## Aim
Reproduce, exactly and in full, only the lines below from the one containing "Generate a component" through the one containing "YAxis, LabelList, Label".

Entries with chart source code
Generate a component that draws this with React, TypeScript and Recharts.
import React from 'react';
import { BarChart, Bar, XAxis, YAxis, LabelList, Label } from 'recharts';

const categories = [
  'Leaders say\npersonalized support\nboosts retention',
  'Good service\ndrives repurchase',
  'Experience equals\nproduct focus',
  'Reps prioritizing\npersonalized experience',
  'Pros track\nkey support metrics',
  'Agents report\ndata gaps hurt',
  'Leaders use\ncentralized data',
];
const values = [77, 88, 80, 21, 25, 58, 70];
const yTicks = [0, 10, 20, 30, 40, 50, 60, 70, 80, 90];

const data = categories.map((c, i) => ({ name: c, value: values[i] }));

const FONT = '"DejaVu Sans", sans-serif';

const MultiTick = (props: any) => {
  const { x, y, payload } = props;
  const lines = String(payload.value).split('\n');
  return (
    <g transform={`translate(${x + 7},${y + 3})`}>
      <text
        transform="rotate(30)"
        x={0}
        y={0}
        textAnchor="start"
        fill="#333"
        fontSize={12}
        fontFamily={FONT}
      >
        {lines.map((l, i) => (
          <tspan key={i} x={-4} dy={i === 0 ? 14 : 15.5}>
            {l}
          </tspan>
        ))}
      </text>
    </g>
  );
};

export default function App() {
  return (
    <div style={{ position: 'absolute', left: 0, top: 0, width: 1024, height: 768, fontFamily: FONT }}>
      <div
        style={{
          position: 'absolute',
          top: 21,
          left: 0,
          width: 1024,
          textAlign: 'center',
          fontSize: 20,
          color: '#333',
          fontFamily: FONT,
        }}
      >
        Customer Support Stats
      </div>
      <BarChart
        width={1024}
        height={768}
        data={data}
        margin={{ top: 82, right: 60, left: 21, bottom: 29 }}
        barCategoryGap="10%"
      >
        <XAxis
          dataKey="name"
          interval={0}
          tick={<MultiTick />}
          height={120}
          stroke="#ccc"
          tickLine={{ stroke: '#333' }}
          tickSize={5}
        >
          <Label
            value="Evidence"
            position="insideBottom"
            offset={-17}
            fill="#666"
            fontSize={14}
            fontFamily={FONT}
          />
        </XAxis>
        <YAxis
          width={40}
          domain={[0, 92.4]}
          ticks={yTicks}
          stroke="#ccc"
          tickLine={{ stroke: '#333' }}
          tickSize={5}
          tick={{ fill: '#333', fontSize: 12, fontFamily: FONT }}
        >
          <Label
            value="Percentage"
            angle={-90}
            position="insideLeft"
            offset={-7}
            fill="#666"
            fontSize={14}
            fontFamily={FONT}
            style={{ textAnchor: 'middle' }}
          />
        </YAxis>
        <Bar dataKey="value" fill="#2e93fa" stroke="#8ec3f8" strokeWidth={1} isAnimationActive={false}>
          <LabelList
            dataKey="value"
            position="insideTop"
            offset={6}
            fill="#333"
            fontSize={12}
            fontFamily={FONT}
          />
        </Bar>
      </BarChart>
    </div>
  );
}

* * *

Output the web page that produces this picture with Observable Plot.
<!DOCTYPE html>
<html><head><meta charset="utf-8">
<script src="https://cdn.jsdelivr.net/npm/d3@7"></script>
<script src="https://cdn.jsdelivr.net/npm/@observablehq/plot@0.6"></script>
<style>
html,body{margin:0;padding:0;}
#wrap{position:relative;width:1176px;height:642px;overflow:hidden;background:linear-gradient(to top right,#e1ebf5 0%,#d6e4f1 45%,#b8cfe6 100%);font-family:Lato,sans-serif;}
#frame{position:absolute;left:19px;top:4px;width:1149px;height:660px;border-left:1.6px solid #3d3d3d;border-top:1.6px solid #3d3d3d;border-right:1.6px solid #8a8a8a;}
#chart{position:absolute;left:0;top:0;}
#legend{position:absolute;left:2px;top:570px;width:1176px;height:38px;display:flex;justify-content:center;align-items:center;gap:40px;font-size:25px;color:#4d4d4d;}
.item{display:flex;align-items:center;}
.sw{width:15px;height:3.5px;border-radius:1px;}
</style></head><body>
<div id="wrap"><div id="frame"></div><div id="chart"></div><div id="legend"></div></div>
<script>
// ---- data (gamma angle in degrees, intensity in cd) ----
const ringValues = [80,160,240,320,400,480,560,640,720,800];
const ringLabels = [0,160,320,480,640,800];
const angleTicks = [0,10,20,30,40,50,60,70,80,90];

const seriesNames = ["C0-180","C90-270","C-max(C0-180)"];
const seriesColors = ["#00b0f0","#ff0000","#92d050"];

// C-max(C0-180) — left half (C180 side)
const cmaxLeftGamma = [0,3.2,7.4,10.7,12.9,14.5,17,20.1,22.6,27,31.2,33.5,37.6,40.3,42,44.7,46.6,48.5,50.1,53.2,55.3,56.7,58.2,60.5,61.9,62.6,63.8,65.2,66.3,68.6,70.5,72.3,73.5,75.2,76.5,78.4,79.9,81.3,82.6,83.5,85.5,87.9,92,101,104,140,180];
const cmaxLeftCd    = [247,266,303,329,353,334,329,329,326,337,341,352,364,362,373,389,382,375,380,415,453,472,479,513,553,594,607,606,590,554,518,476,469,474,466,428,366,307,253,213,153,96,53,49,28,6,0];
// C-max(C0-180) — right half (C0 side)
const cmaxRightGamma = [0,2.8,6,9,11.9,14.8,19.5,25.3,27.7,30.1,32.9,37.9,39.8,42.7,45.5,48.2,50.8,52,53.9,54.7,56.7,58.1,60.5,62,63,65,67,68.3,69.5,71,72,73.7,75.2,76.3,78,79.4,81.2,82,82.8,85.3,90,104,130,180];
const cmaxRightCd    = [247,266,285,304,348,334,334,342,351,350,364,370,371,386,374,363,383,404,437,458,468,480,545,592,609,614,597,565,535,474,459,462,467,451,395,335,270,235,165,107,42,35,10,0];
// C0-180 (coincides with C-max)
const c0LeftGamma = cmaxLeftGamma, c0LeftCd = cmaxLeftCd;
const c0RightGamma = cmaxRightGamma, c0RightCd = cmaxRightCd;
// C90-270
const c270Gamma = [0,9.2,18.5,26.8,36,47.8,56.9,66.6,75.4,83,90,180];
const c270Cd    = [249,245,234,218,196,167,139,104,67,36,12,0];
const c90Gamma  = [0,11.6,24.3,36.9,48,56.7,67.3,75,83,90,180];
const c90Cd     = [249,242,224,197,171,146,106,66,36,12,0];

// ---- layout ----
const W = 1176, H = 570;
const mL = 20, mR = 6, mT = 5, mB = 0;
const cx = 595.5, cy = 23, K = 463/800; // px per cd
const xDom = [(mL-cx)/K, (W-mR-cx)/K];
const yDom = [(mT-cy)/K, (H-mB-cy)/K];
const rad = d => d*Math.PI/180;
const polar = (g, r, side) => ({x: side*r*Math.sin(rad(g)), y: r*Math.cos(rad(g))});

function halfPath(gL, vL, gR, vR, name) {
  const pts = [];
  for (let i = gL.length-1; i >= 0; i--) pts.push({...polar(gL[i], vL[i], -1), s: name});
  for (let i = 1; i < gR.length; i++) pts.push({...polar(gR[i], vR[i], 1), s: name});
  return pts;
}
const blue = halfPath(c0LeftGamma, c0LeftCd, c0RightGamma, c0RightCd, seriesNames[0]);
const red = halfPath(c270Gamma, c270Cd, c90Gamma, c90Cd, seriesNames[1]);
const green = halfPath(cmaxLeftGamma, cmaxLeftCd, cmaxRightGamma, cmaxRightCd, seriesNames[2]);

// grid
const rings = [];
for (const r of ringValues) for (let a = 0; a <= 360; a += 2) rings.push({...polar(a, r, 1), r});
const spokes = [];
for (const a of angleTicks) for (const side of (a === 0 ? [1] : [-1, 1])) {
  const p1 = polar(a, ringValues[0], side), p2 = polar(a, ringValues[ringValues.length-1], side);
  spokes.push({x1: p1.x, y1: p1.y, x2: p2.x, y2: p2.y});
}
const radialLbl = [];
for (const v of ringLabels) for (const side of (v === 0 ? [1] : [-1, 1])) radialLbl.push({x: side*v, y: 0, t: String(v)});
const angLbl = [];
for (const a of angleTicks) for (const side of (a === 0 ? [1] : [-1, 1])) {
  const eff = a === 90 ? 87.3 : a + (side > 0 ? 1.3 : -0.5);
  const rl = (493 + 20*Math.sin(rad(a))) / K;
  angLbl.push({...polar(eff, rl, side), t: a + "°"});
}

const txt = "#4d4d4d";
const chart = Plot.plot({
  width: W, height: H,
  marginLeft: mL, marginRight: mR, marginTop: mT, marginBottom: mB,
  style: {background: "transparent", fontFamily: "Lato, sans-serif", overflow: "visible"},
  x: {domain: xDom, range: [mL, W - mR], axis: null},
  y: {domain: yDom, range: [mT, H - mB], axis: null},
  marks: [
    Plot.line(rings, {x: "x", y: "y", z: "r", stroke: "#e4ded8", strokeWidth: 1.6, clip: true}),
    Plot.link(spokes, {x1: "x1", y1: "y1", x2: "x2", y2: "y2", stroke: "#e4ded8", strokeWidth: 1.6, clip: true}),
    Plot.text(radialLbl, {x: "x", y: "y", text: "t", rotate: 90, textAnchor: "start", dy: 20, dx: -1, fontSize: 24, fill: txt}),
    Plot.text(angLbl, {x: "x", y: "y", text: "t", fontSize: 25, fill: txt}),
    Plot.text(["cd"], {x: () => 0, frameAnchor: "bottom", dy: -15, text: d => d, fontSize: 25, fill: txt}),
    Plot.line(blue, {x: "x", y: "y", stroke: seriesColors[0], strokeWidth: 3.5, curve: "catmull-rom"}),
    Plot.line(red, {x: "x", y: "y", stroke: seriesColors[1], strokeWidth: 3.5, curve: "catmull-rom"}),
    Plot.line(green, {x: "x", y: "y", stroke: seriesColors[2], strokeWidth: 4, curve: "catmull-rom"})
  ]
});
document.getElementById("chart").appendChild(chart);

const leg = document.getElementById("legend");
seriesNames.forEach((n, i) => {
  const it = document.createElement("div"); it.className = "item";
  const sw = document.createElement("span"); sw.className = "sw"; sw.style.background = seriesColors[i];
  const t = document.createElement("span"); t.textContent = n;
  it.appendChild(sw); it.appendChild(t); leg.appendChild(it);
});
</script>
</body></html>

## Result below
Generate a component that draws this with React, TypeScript and Recharts.
import React from 'react';
import { BarChart, Bar, XAxis, YAxis, LabelList, Label } from 'recharts';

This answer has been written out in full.